If this were an issue-driven novel (“a book about race in America”) this episode would be the point on which everything turns, but instead it’s just the beginning. And Emira herself is not terribly rattled by what happened in the store that night, because she’s got other things on her plate, and the reality of being Black in America is hardly novel to her anyway after 25 years of it. But Alix, Emira’s boss, is obsessed with the incident, and comes to feel the same about Emira herself, determined to help her, to save her, thinking she knows her well (she checks the texts on Emira’s phone after all), the babysitter’s well-being becoming a project that fills her spare time, which has been considerably more ample since Alix she’d failing to write the book she signed a contract for. (Alix has cobbled together a curious kind of career, the kind of career only a white woman could have, in which she writes letters to companies and asks for things, and they send them to her, and then she reviews them on her blog. She gets speaking opportunities and talks about feminism and agency, and is hoping for an in with Hillary Clinton’s campaign as a kind of legitimizing force, because Alix’s isn’t dumb, and knows her brand is 90% shadow and illusion.)

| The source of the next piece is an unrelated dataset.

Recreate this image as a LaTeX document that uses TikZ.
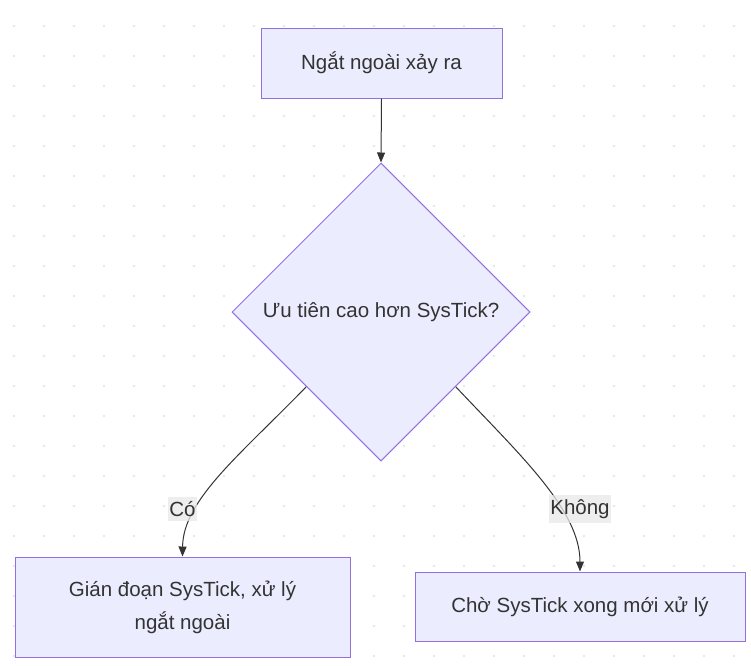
\documentclass[tikz,border=0pt]{standalone}
\usepackage{fontspec}
\setmainfont{Liberation Sans}
\usetikzlibrary{shapes.geometric,arrows.meta,calc}
\definecolor{nodefill}{HTML}{ECECFF}
\definecolor{nodeline}{HTML}{9370DB}
\definecolor{edgecol}{HTML}{333333}
\definecolor{labelbg}{HTML}{E8E8E8}
\definecolor{dotcol}{HTML}{E6E6E6}
\tikzset{
  box/.style={draw=nodeline, fill=nodefill, line width=1pt, inner sep=0pt, text=edgecol, font=\fontsize{20.5}{33}\selectfont, align=center},
  decision/.style={diamond, draw=nodeline, fill=nodefill, line width=1pt, inner sep=0pt, minimum width=298pt, minimum height=298pt, aspect=1, text=edgecol, font=\fontsize{20.5}{33}\selectfont},
  edge/.style={draw=edgecol, line width=1pt, -{Triangle[length=10pt,width=8pt]}},
  elabel/.style={fill=labelbg, fill opacity=0.75, text opacity=1, text=edgecol, inner xsep=1.5pt, inner ysep=4pt, font=\fontsize{20.5}{24}\selectfont}
}
\begin{document}
\begin{tikzpicture}[x=1pt,y=-1pt]
\useasboundingbox (0,0) rectangle (751,665);
\foreach \i in {0,...,24} {
  \foreach \j in {0,...,21} {
    \fill[dotcol] (14+30*\i,26+30*\j) circle (1.3pt);
  }
}
\node[box, minimum width=241pt, minimum height=70pt] (a) at (381.5,63) {Ngắt ngoài xảy ra};
\node[decision] (b) at (381,312) {Ưu tiên cao hơn SysTick?};
\node[box, minimum width=335pt, minimum height=100pt] (c) at (182.5,607) {Gián đoạn SysTick, xử lý\\ngắt ngoài};
\node[box, minimum width=330pt, minimum height=69pt] (d) at (580,606.5) {Chờ SysTick xong mới xử lý};
\coordinate (bl) at ($(b.west)!0.5!(b.south)$);
\coordinate (br) at ($(b.east)!0.5!(b.south)$);
\draw[edge] (a.south) -- (b.north);
\draw[edge] (bl) .. controls (240,455) and (183,500) .. (c.north);
\draw[edge] (br) .. controls (520,455) and (580,510) .. (d.north);
\node[elabel] (l1) at (182.5,509) {Có};
\node[elabel] (l2) at (580,509) {Không};
\end{tikzpicture}
\end{document}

Such a Fun Age was reviewed in the New York Times the other week, and the review was less than flattering, calling the book “soapy,” as though that were a bad thing. By soapy, the reviewer really means readable, and it is. And it’s true that there’s a plot twist in the form of a connection between Alix and Emira that’s just a little too tidy. But what the reviewer missed is how a novel that’s so eminently readable can also be so well crafted (bumpy plot aside). The dialogue in this book is incredible, and the group scenes (a disastrous Thanksgiving dinner in particular) are so excellently orchestrated that would-be novelists could use this novel as a handbook. It’s a soapy-ish novel that manages to surpass its subject matter, to be about so much more than what it’s purported to be about. A pleasure to read and so smart at once, and utterly, bewitchingly, unsettling.